▶ _Your instructions_: Exactly the lines from the line containing "What seaborn and" through the line containing "periods = list(range(1, 21))" are to be echoed, with both included and pictures left out.

▶ _Data supplied_:
·····

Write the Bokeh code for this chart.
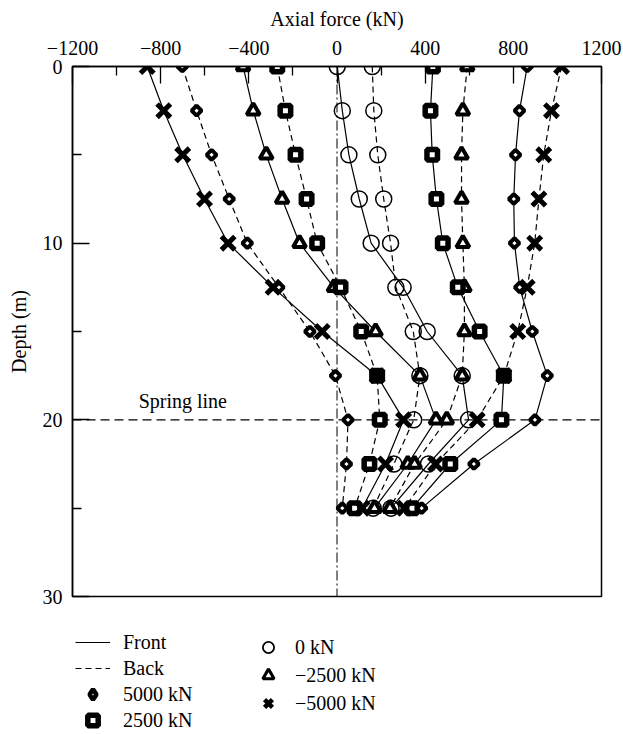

·····

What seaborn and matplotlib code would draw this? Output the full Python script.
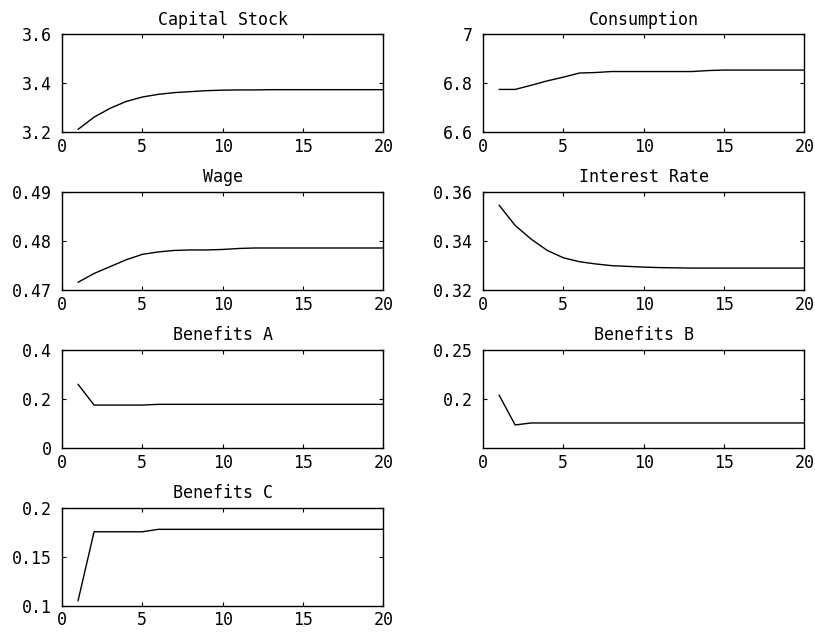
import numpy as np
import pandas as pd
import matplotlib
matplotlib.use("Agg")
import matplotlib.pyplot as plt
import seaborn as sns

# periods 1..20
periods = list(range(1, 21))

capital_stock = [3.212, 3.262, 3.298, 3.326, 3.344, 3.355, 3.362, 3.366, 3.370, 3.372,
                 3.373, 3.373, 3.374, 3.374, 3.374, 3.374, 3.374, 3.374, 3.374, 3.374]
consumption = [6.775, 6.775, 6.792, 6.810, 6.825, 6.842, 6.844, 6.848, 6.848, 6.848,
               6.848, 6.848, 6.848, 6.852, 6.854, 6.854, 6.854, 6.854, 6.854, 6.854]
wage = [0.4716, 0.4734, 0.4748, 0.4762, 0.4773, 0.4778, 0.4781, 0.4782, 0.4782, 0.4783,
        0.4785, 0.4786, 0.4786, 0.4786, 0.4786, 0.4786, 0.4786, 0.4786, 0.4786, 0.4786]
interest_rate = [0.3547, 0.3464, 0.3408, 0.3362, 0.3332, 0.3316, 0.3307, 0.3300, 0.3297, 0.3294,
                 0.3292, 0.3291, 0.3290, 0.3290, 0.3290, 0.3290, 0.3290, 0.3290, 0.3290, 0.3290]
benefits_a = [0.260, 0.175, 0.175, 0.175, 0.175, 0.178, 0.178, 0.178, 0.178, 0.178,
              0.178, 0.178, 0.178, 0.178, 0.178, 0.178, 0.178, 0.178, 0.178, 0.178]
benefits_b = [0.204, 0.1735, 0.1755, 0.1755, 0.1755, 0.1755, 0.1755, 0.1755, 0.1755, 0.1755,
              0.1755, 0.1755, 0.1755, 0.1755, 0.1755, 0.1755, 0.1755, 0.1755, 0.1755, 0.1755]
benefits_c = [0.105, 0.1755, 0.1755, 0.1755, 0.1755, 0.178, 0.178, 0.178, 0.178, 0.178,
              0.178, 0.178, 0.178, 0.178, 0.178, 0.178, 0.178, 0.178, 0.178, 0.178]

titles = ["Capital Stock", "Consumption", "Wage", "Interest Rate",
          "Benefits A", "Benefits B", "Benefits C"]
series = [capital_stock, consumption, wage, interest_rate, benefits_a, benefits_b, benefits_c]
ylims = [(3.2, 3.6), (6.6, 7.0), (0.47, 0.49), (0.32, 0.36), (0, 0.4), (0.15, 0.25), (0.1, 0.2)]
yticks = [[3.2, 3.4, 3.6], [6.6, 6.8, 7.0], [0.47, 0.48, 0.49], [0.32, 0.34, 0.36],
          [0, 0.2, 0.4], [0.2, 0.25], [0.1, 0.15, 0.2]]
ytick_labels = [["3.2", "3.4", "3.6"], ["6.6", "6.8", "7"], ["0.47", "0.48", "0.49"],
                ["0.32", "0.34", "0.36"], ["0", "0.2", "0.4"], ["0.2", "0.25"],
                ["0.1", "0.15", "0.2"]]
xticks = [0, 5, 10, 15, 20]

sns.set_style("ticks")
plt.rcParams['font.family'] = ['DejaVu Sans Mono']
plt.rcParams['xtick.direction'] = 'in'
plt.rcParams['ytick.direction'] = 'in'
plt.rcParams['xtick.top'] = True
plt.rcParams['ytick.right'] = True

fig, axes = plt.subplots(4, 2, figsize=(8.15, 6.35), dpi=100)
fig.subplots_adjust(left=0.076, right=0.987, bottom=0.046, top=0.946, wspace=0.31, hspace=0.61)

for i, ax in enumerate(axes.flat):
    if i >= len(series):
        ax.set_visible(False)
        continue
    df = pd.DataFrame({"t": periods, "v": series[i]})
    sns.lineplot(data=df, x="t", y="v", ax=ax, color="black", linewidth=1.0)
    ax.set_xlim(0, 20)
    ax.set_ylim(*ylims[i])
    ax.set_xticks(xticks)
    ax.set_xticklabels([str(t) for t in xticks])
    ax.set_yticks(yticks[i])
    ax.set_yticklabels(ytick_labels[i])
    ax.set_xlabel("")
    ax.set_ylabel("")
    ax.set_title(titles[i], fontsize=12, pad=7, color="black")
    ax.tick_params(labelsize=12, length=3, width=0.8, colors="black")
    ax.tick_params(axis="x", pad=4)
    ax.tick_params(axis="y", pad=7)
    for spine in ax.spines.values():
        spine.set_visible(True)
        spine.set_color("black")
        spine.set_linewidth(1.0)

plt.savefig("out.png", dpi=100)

·····

▶ _Result of the exercise_:
What seaborn and matplotlib code would draw this? Output the full Python script.
import numpy as np
import pandas as pd
import matplotlib
matplotlib.use("Agg")
import matplotlib.pyplot as plt
import seaborn as sns

# periods 1..20
periods = list(range(1, 21))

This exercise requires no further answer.